“Se acercaron unos fariseos y le preguntaron a Jesús para ponerlo a prueba: ¿Le es lícito a un hombre divorciarse de su mujer?. Él les replicó: …… Lo que Dios ha unido que no lo separe el hombre.” (Mc 10, 2-9)
El Evangelio de esta semana trata del siempre difícil y siempre actual problema del divorcio. La prueba de su dificultad está en que los fariseos se lo plantearon a Jesús “para ponerlo a prueba”. Sabían de la misericordia del Señor y buscaban ponerle en un aprieto, teniendo que decidir entre el complacer a los que buscan en el divorcio una solución a su fracaso matrimonial y el respeto a la ley divina.

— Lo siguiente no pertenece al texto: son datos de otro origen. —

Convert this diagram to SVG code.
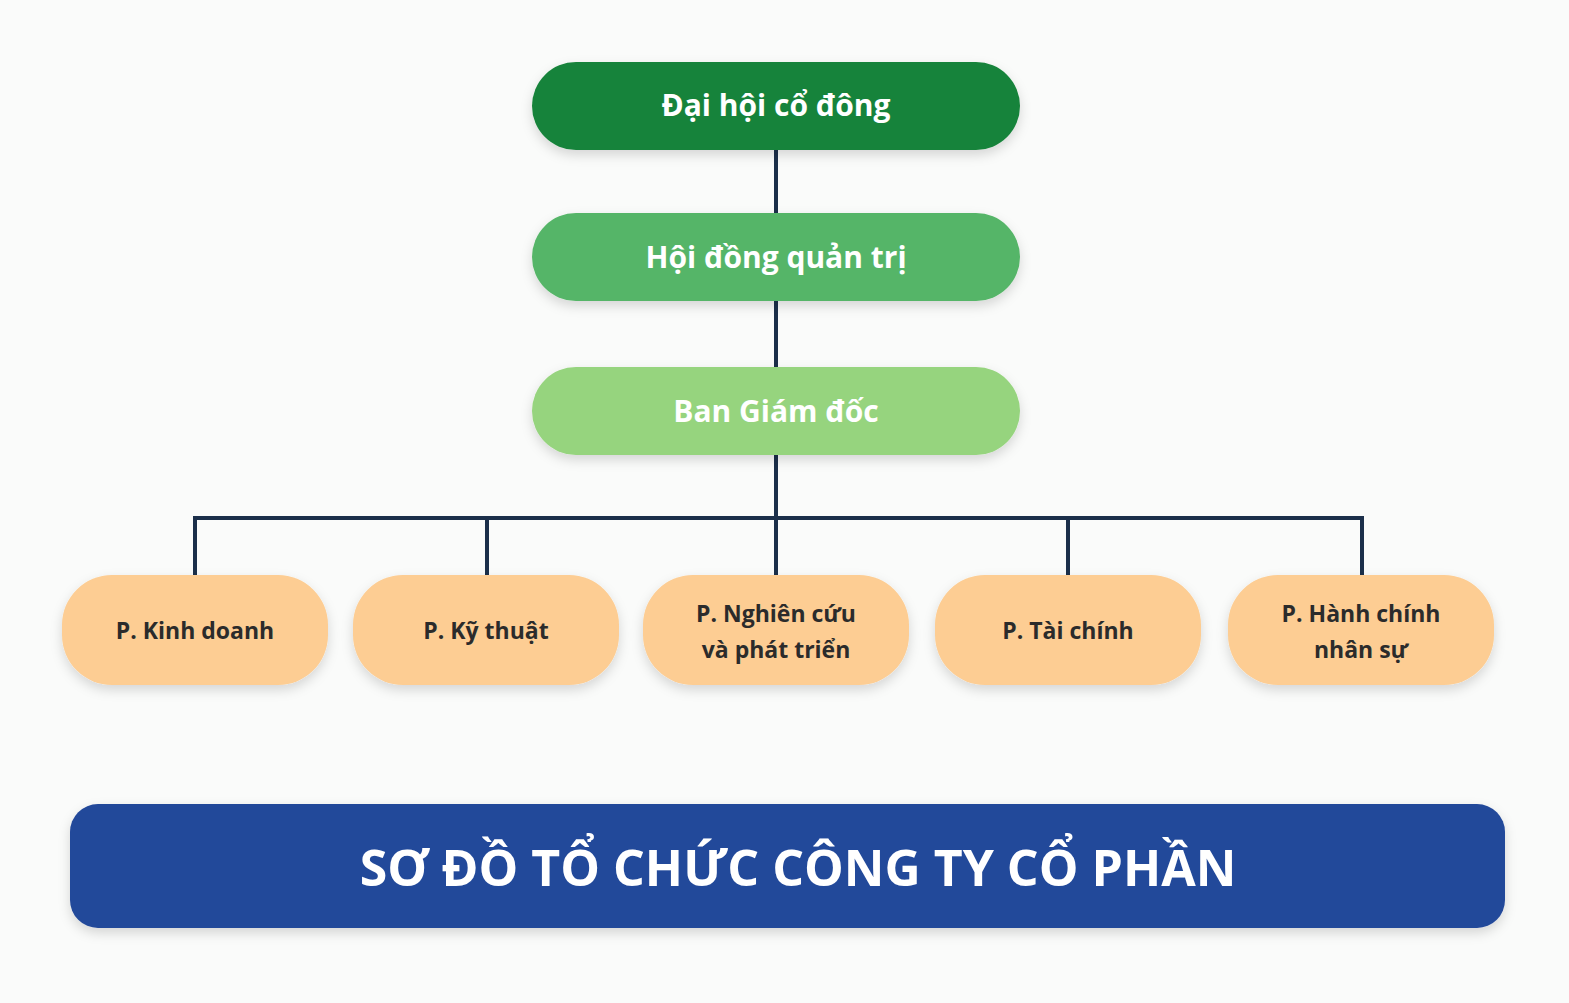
<svg xmlns="http://www.w3.org/2000/svg" width="1569" height="1003" viewBox="0 0 1569 1003">
<defs>
<filter id="sh" x="-10%" y="-20%" width="120%" height="150%"><feDropShadow dx="0" dy="5" stdDeviation="6" flood-color="#000" flood-opacity="0.15"/></filter>
<style>
.t{font-family:"Open Sans","Noto Sans",sans-serif;font-weight:700;text-anchor:middle}
.top{fill:#fff;font-size:30px}
.dep{fill:#2b2b2b;font-size:23px}
.ban{fill:#fff;font-size:50px}
.dp{fill:#fdcd93}
.ln{stroke:#1b2f4a;stroke-width:4;fill:none}
</style>
</defs>
<rect width="1569" height="1003" fill="#fafbfa"/>
<g id="connectors">
<path class="ln" d="M776 150V575M195 575V518H1362V575M487 518V575M1068 518V575"/>
</g>
<g id="n1"><rect x="532" y="62" width="488" height="88" rx="44" fill="#17833a" filter="url(#sh)"/><text class="t top" x="776" y="116">Đại hội cổ đông</text></g>
<g id="n2"><rect x="532" y="213" width="488" height="88" rx="44" fill="#55b567" filter="url(#sh)"/><text class="t top" x="776" y="268">Hội đồng quản trị</text></g>
<g id="n3"><rect x="532" y="367" width="488" height="88" rx="44" fill="#96d47e" filter="url(#sh)"/><text class="t top" x="776" y="422">Ban Giám đốc</text></g>
<g id="d1"><rect class="dp" x="62" y="575" width="266" height="110" rx="50" filter="url(#sh)"/><text class="t dep" x="195" y="639">P. Kinh doanh</text></g>
<g id="d2"><rect class="dp" x="353" y="575" width="266" height="110" rx="50" filter="url(#sh)"/><text class="t dep" x="486" y="639">P. Kỹ thuật</text></g>
<g id="d3"><rect class="dp" x="643" y="575" width="266" height="110" rx="50" filter="url(#sh)"/><text class="t dep" x="776" y="622">P. Nghiên cứu</text><text class="t dep" x="776" y="658">và phát triển</text></g>
<g id="d4"><rect class="dp" x="935" y="575" width="266" height="110" rx="50" filter="url(#sh)"/><text class="t dep" x="1068" y="639">P. Tài chính</text></g>
<g id="d5"><rect class="dp" x="1228" y="575" width="266" height="110" rx="50" filter="url(#sh)"/><text class="t dep" x="1361" y="622">P. Hành chính</text><text class="t dep" x="1361" y="658">nhân sự</text></g>
<g id="banner"><rect x="70" y="804" width="1435" height="124" rx="28" fill="#22489a" filter="url(#sh)"/><text class="t ban" x="798" y="886">SƠ ĐỒ TỔ CHỨC CÔNG TY CỔ PHẦN</text></g>
</svg>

Jesús da una sentencia que no deja lugar a dudas: “Lo que Dios ha unido, que no lo separe el hombre”. Pero no se conforma con eso. Antes, incluso, de afirmar esa defensa rotunda del vínculo matrimonial habla del amor, que se manifiesta en que los dos, la esposa y el esposo, llegan a ser una sola carne. De eso, precisamente, se tratará esta semana: de fomentar todo aquello que contribuye al amor, que favorece el amor. Las rupturas matrimoniales no llegan como por encanto, sino que se van gestando poco a poco. Antes de la ruptura definitiva hay mil pequeños desencuentros cotidianos. Es como si una gruesa soga formada por mil hebras de hilo fuera deshaciéndose hasta que ya no queda nada más que una fina unión que se rompe con un último golpe. Se trata, pues, de aplicar una medicina preventiva. Se trata de creer en el matrimonio, tanto desde el punto de vista social como desde el sacramental. Y porque se cree en el valor del matrimonio para toda la vida y en el valor de la familia es por lo que merece la pena sacrificarse por ellos. Sin olvidar que si bien la familia tiene un precio, el divorcio y la ruptura tiene otro, que suele ser más caro.